## SOURCE DATA
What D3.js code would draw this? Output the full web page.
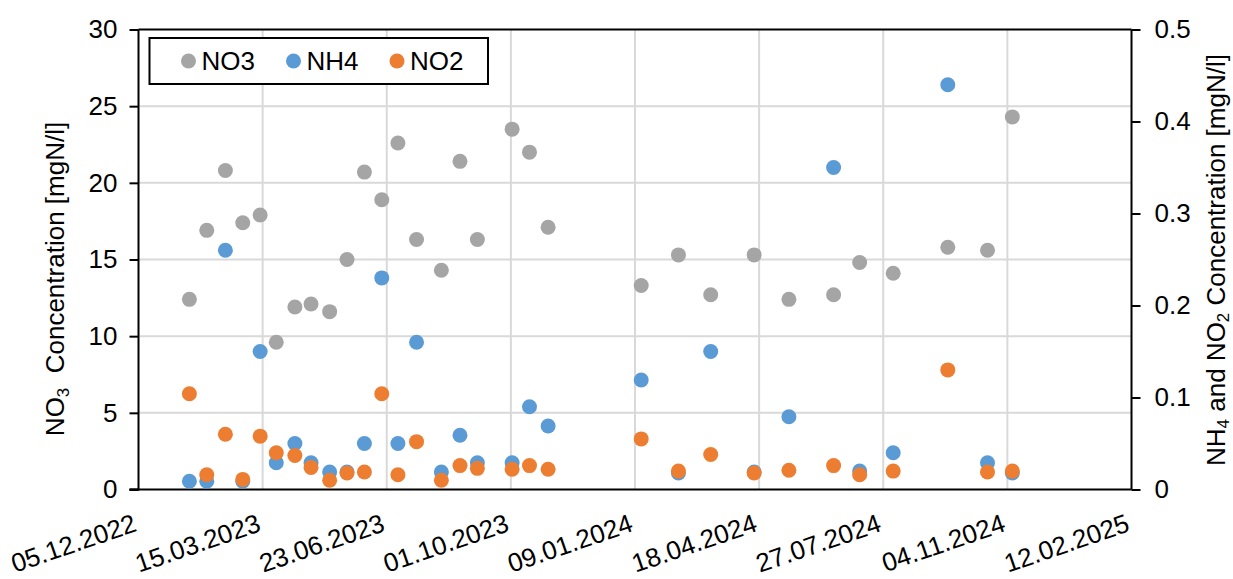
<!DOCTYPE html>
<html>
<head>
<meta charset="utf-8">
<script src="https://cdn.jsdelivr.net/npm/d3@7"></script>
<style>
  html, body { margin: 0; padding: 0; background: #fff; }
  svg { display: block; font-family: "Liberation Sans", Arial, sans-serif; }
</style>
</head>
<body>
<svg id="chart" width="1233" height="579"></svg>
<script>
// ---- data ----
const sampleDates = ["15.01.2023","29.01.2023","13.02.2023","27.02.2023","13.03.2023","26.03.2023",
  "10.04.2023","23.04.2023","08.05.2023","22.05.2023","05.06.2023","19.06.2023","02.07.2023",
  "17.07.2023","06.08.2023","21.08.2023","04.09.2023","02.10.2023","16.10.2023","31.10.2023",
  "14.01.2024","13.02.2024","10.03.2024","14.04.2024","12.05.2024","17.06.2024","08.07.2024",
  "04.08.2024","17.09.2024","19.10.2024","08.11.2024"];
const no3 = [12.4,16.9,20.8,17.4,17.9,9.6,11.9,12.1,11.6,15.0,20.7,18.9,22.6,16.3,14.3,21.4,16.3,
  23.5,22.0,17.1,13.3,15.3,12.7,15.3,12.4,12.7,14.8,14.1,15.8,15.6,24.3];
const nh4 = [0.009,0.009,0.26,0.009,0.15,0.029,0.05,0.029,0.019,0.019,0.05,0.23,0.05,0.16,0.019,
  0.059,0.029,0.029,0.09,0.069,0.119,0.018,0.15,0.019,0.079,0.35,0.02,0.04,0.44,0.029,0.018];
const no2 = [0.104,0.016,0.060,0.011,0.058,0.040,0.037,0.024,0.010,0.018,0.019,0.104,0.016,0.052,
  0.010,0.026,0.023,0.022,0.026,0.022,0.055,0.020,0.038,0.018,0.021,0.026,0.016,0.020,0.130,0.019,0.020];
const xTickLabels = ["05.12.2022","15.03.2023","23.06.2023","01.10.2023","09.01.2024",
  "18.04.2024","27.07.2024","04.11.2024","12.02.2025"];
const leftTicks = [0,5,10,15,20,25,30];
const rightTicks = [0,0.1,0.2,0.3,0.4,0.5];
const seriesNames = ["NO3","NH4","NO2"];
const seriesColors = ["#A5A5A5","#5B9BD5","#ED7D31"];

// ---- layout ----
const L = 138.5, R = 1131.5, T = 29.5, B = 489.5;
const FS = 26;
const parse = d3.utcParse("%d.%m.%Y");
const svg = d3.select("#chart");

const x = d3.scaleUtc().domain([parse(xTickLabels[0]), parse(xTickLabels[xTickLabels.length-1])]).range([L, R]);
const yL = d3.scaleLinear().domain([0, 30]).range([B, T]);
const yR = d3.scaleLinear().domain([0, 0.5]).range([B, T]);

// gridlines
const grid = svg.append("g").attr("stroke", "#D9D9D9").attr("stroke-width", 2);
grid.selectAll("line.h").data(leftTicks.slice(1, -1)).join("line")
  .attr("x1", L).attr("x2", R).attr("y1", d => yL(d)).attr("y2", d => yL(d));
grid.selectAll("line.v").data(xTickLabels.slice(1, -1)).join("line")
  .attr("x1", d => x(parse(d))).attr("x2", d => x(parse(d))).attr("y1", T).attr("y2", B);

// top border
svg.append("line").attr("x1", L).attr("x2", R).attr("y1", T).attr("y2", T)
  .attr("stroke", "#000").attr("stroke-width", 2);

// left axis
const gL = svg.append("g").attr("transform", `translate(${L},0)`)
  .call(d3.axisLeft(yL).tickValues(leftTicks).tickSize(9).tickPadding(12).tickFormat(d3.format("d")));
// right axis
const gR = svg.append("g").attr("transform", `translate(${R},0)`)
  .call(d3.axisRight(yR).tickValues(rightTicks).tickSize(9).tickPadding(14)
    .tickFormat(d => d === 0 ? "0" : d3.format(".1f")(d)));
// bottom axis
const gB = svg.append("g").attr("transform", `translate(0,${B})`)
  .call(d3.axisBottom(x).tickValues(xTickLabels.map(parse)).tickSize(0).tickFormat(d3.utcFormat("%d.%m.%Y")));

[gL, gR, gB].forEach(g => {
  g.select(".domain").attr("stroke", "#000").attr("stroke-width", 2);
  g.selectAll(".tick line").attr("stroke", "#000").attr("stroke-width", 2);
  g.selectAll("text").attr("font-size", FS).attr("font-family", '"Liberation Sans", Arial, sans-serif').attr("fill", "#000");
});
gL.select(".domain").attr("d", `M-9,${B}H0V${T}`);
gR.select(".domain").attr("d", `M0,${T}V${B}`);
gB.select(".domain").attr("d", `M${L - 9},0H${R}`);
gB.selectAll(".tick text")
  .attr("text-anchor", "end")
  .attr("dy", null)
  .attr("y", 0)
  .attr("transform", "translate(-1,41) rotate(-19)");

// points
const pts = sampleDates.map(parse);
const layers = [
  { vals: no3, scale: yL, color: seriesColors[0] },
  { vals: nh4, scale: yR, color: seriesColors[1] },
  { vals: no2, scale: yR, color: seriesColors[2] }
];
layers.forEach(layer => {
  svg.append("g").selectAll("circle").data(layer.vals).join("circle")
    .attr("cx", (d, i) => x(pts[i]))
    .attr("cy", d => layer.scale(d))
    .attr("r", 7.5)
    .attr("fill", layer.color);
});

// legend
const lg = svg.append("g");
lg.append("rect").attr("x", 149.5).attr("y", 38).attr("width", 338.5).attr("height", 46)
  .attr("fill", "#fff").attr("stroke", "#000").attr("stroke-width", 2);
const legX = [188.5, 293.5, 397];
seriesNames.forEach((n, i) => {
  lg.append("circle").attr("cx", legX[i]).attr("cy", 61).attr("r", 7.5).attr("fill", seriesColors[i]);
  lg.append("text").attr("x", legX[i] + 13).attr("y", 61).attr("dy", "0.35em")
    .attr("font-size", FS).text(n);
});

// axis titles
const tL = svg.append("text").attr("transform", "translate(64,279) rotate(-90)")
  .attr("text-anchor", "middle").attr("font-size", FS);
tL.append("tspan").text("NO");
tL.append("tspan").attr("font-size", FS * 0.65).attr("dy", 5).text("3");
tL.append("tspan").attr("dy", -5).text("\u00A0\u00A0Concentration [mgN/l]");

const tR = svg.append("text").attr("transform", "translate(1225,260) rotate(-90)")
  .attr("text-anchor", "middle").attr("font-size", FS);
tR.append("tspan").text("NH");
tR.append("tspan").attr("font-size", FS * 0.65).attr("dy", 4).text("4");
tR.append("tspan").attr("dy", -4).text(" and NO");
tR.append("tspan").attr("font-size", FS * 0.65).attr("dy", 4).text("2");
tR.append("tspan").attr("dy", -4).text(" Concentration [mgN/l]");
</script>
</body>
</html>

## SET EXERCISE
Give all the lines above again, character for character, without pictures.

## RESULT OF THE TASK
What D3.js code would draw this? Output the full web page.
<!DOCTYPE html>
<html>
<head>
<meta charset="utf-8">
<script src="https://cdn.jsdelivr.net/npm/d3@7"></script>
<style>
  html, body { margin: 0; padding: 0; background: #fff; }
  svg { display: block; font-family: "Liberation Sans", Arial, sans-serif; }
</style>
</head>
<body>
<svg id="chart" width="1233" height="579"></svg>
<script>
// ---- data ----
const sampleDates = ["15.01.2023","29.01.2023","13.02.2023","27.02.2023","13.03.2023","26.03.2023",
  "10.04.2023","23.04.2023","08.05.2023","22.05.2023","05.06.2023","19.06.2023","02.07.2023",
  "17.07.2023","06.08.2023","21.08.2023","04.09.2023","02.10.2023","16.10.2023","31.10.2023",
  "14.01.2024","13.02.2024","10.03.2024","14.04.2024","12.05.2024","17.06.2024","08.07.2024",
  "04.08.2024","17.09.2024","19.10.2024","08.11.2024"];
const no3 = [12.4,16.9,20.8,17.4,17.9,9.6,11.9,12.1,11.6,15.0,20.7,18.9,22.6,16.3,14.3,21.4,16.3,
  23.5,22.0,17.1,13.3,15.3,12.7,15.3,12.4,12.7,14.8,14.1,15.8,15.6,24.3];
const nh4 = [0.009,0.009,0.26,0.009,0.15,0.029,0.05,0.029,0.019,0.019,0.05,0.23,0.05,0.16,0.019,
  0.059,0.029,0.029,0.09,0.069,0.119,0.018,0.15,0.019,0.079,0.35,0.02,0.04,0.44,0.029,0.018];
const no2 = [0.104,0.016,0.060,0.011,0.058,0.040,0.037,0.024,0.010,0.018,0.019,0.104,0.016,0.052,
  0.010,0.026,0.023,0.022,0.026,0.022,0.055,0.020,0.038,0.018,0.021,0.026,0.016,0.020,0.130,0.019,0.020];
const xTickLabels = ["05.12.2022","15.03.2023","23.06.2023","01.10.2023","09.01.2024",
  "18.04.2024","27.07.2024","04.11.2024","12.02.2025"];
const leftTicks = [0,5,10,15,20,25,30];
const rightTicks = [0,0.1,0.2,0.3,0.4,0.5];
const seriesNames = ["NO3","NH4","NO2"];
const seriesColors = ["#A5A5A5","#5B9BD5","#ED7D31"];

// ---- layout ----
const L = 138.5, R = 1131.5, T = 29.5, B = 489.5;
const FS = 26;
const parse = d3.utcParse("%d.%m.%Y");
const svg = d3.select("#chart");

const x = d3.scaleUtc().domain([parse(xTickLabels[0]), parse(xTickLabels[xTickLabels.length-1])]).range([L, R]);
const yL = d3.scaleLinear().domain([0, 30]).range([B, T]);
const yR = d3.scaleLinear().domain([0, 0.5]).range([B, T]);

// gridlines
const grid = svg.append("g").attr("stroke", "#D9D9D9").attr("stroke-width", 2);
grid.selectAll("line.h").data(leftTicks.slice(1, -1)).join("line")
  .attr("x1", L).attr("x2", R).attr("y1", d => yL(d)).attr("y2", d => yL(d));
grid.selectAll("line.v").data(xTickLabels.slice(1, -1)).join("line")
  .attr("x1", d => x(parse(d))).attr("x2", d => x(parse(d))).attr("y1", T).attr("y2", B);

// top border
svg.append("line").attr("x1", L).attr("x2", R).attr("y1", T).attr("y2", T)
  .attr("stroke", "#000").attr("stroke-width", 2);

// left axis
const gL = svg.append("g").attr("transform", `translate(${L},0)`)
  .call(d3.axisLeft(yL).tickValues(leftTicks).tickSize(9).tickPadding(12).tickFormat(d3.format("d")));
// right axis
const gR = svg.append("g").attr("transform", `translate(${R},0)`)
  .call(d3.axisRight(yR).tickValues(rightTicks).tickSize(9).tickPadding(14)
    .tickFormat(d => d === 0 ? "0" : d3.format(".1f")(d)));
// bottom axis
const gB = svg.append("g").attr("transform", `translate(0,${B})`)
  .call(d3.axisBottom(x).tickValues(xTickLabels.map(parse)).tickSize(0).tickFormat(d3.utcFormat("%d.%m.%Y")));

[gL, gR, gB].forEach(g => {
  g.select(".domain").attr("stroke", "#000").attr("stroke-width", 2);
  g.selectAll(".tick line").attr("stroke", "#000").attr("stroke-width", 2);
  g.selectAll("text").attr("font-size", FS).attr("font-family", '"Liberation Sans", Arial, sans-serif').attr("fill", "#000");
});
gL.select(".domain").attr("d", `M-9,${B}H0V${T}`);
gR.select(".domain").attr("d", `M0,${T}V${B}`);
gB.select(".domain").attr("d", `M${L - 9},0H${R}`);
gB.selectAll(".tick text")
  .attr("text-anchor", "end")
  .attr("dy", null)
  .attr("y", 0)
  .attr("transform", "translate(-1,41) rotate(-19)");

// points
const pts = sampleDates.map(parse);
const layers = [
  { vals: no3, scale: yL, color: seriesColors[0] },
  { vals: nh4, scale: yR, color: seriesColors[1] },
  { vals: no2, scale: yR, color: seriesColors[2] }
];
layers.forEach(layer => {
  svg.append("g").selectAll("circle").data(layer.vals).join("circle")
    .attr("cx", (d, i) => x(pts[i]))
    .attr("cy", d => layer.scale(d))
    .attr("r", 7.5)
    .attr("fill", layer.color);
});

// legend
const lg = svg.append("g");
lg.append("rect").attr("x", 149.5).attr("y", 38).attr("width", 338.5).attr("height", 46)
  .attr("fill", "#fff").attr("stroke", "#000").attr("stroke-width", 2);
const legX = [188.5, 293.5, 397];
seriesNames.forEach((n, i) => {
  lg.append("circle").attr("cx", legX[i]).attr("cy", 61).attr("r", 7.5).attr("fill", seriesColors[i]);
  lg.append("text").attr("x", legX[i] + 13).attr("y", 61).attr("dy", "0.35em")
    .attr("font-size", FS).text(n);
});

// axis titles
const tL = svg.append("text").attr("transform", "translate(64,279) rotate(-90)")
  .attr("text-anchor", "middle").attr("font-size", FS);
tL.append("tspan").text("NO");
tL.append("tspan").attr("font-size", FS * 0.65).attr("dy", 5).text("3");
tL.append("tspan").attr("dy", -5).text("\u00A0\u00A0Concentration [mgN/l]");

const tR = svg.append("text").attr("transform", "translate(1225,260) rotate(-90)")
  .attr("text-anchor", "middle").attr("font-size", FS);
tR.append("tspan").text("NH");
tR.append("tspan").attr("font-size", FS * 0.65).attr("dy", 4).text("4");
tR.append("tspan").attr("dy", -4).text(" and NO");
tR.append("tspan").attr("font-size", FS * 0.65).attr("dy", 4).text("2");
tR.append("tspan").attr("dy", -4).text(" Concentration [mgN/l]");
</script>
</body>
</html>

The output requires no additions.